# body kits



## sentra_ga16det (Sep 8, 2002)

where can i find body kits for my b13(like aeroduo,or r32,r33,r34 conversions)?


----------



## PrOxLaMuS© (Aug 11, 2002)

For the love of GOD.. please seacrh the forums first......its really easy.


Go to www.asylumms.com


----------



## bahearn (Jul 15, 2002)

Any import mag has thousands of pages dedicated to rice. SCC, Turbo, etc.


----------



## Adam (Apr 30, 2002)

bahearn said:


> *Any import mag has thousands of pages dedicated to rice. SCC, Turbo, etc. *


 

I would suggest the cosmetic/show forums for a question like this.


----------



## Scott (Apr 15, 2002)

Adam said:


> *
> 
> 
> I would suggest the cosmetic/show forums for a question like this. *


So would I... seems like we've been moving quite a few threads there since it was created.
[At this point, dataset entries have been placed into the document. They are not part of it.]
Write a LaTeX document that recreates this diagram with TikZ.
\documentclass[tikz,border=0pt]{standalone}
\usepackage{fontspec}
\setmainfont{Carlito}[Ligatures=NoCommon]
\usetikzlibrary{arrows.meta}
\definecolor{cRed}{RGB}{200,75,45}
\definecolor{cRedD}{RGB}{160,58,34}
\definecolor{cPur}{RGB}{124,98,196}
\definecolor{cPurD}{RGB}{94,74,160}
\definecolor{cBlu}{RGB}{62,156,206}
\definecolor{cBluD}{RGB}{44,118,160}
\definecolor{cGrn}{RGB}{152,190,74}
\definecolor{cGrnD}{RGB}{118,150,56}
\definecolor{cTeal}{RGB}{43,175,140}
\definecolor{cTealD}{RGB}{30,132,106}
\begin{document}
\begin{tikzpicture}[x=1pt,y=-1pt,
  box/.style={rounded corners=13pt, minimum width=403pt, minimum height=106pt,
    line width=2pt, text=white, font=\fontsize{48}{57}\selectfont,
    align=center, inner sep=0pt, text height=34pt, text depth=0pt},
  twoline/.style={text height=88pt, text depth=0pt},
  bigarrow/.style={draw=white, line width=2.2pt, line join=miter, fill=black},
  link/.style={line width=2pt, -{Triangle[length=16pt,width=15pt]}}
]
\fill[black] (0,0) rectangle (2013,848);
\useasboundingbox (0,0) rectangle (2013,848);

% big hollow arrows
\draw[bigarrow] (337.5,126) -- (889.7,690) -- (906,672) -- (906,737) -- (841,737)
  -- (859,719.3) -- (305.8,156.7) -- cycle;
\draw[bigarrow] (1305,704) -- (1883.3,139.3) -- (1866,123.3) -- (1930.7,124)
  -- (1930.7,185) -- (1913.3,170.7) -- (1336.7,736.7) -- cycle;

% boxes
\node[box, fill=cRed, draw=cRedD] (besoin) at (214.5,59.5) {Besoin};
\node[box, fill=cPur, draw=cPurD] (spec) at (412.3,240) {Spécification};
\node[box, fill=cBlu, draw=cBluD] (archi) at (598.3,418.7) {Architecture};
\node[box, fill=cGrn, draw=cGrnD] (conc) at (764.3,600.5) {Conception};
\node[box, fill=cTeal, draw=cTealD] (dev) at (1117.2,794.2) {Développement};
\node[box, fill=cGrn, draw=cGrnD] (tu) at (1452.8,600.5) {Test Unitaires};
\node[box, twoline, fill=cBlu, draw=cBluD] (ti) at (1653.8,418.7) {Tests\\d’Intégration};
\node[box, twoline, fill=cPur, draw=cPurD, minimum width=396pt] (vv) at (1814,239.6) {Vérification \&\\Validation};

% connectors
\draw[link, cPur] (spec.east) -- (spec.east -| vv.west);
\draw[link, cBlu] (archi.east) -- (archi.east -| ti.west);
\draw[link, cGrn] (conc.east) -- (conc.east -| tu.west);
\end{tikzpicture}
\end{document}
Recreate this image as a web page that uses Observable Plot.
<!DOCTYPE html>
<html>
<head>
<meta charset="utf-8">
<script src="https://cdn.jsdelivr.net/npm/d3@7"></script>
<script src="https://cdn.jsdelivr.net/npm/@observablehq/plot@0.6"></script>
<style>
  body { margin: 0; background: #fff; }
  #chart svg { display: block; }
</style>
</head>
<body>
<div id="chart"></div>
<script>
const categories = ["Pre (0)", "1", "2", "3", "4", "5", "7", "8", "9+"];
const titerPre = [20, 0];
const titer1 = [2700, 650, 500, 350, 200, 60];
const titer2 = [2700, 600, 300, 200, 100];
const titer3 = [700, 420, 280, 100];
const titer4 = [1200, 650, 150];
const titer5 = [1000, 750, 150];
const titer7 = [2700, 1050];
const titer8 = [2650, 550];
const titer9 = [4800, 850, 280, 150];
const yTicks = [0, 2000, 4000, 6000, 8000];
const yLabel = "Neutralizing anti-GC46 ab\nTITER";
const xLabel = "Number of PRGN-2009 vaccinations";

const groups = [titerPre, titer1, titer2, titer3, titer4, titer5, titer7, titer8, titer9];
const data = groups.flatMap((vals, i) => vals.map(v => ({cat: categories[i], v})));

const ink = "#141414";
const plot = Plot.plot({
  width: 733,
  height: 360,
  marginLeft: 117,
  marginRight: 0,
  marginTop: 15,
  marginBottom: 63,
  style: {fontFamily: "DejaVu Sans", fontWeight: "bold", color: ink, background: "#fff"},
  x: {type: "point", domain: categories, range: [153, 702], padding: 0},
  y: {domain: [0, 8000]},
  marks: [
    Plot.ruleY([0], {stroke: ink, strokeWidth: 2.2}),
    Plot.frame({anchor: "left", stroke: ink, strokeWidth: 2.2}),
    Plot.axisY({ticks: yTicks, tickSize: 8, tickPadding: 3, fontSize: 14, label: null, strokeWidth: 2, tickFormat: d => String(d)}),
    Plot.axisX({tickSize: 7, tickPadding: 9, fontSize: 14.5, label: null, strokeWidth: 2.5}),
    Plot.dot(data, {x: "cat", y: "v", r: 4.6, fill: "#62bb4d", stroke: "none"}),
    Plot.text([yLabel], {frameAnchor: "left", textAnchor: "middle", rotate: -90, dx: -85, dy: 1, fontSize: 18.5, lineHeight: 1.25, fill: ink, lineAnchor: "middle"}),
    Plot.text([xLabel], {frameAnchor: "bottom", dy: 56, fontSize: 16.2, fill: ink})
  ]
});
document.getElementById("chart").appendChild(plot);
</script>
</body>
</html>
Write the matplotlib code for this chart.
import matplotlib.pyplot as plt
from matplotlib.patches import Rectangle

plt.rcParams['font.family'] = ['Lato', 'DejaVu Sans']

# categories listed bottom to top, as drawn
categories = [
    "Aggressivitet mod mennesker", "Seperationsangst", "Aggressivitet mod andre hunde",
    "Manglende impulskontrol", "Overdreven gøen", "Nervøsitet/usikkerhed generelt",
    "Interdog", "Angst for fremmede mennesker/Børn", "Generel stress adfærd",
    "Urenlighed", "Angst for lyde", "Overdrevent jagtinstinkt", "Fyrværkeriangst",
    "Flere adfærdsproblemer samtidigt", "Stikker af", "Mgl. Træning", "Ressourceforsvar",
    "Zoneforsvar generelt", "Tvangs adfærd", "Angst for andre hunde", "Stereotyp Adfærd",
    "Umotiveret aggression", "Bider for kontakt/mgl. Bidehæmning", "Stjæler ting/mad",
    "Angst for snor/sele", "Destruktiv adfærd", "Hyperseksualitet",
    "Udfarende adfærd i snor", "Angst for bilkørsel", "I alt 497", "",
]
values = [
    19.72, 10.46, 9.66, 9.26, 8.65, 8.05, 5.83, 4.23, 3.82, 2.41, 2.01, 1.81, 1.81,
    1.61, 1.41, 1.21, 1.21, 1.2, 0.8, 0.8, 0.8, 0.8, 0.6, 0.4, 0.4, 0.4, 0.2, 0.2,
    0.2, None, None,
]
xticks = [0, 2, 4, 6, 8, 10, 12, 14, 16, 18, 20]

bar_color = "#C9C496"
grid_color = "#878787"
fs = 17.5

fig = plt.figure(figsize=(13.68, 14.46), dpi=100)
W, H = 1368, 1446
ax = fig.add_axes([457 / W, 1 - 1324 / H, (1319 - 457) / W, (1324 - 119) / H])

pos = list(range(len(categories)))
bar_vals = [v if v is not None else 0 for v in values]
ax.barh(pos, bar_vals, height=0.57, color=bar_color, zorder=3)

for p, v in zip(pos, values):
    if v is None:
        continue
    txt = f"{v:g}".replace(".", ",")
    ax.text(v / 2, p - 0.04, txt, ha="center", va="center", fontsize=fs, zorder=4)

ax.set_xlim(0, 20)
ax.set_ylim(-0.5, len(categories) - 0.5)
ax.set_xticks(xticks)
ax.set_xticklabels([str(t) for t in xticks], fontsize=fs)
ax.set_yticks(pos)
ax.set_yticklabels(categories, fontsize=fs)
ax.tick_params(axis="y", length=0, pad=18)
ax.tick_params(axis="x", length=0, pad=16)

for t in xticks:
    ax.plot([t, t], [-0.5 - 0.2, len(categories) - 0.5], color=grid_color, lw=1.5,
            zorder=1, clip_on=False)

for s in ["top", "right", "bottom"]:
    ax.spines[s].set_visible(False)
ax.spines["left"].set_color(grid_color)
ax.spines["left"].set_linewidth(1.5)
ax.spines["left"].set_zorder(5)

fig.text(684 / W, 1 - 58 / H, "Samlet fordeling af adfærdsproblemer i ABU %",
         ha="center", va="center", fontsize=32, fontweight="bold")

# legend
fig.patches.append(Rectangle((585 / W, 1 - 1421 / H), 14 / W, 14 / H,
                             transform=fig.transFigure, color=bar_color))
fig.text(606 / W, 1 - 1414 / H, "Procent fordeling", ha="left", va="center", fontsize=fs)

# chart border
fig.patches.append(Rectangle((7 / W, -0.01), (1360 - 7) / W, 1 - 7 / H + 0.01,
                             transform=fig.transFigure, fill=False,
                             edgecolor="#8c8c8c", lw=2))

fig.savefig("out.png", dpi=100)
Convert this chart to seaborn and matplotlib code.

Must be hard to find. 

Now I'm moving this one too.


----------



## sentraturbo (Sep 20, 2002)

if you want, i can hook you up with the AERODUO kit for cheap... the owner is a VERY VERY close friend of mine...


----------



## Guest (Sep 30, 2002)

Hey man  e-mail me with some details on this kit!


----------